Containment vs. Business Continuity Trade-offs¶
Perfect containment would isolate every potentially affected system immediately. Business reality requires balancing security against operational continuity.
Trade-off considerations:
| Action | Security Benefit | Business Impact | Recommendation |
|---|---|---|---|
| Halt all deployments | Prevents spreading compromise | Blocks all releases | Usually acceptable short-term |
| Rotate all secrets | Eliminates credential risk | May cause outages | Staged rotation by priority |
| Isolate production systems | Limits active exploitation | Service disruption | Only if active exploitation confirmed |
| Rebuild all containers | Ensures clean state | Extended downtime | Schedule in maintenance windows |
Pragmatic containment approach:
-
Critical path protection: Identify the absolute minimum services that must remain operational and focus containment around protecting them specifically.
-
Risk-based prioritization: Not all affected systems are equally sensitive. Contain high-value targets (production, customer data, financial systems) before lower-risk environments.
-
Parallel workstreams: While containment proceeds on affected systems, prepare clean environments for recovery. This shortens overall impact.
-
Defined decision points: Establish thresholds for escalating containment. "If we find evidence of data exfiltration, we isolate all production systems regardless of business impact."
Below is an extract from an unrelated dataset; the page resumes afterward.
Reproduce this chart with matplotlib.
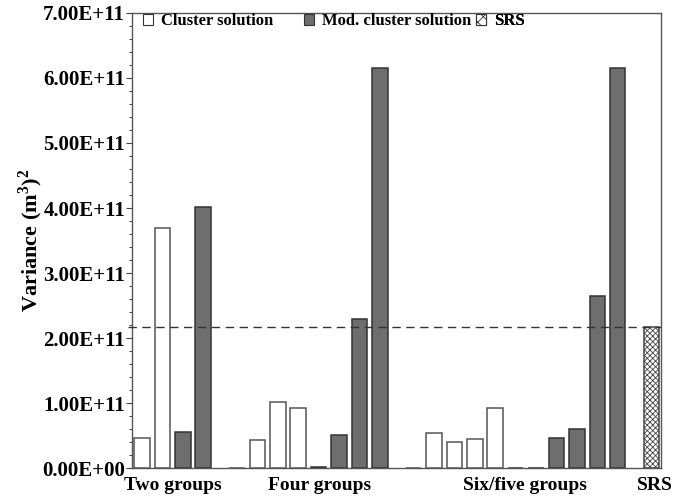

Document containment decisions and their rationale. In post-incident review, you'll want to understand why specific trade-offs were made and whether they were appropriate given what was known at the time.
We recommend establishing these containment protocols before an incident occurs. Tabletop exercises that walk through supply chain scenarios help teams practice decision-making and identify gaps in capabilities before they face a real compromise.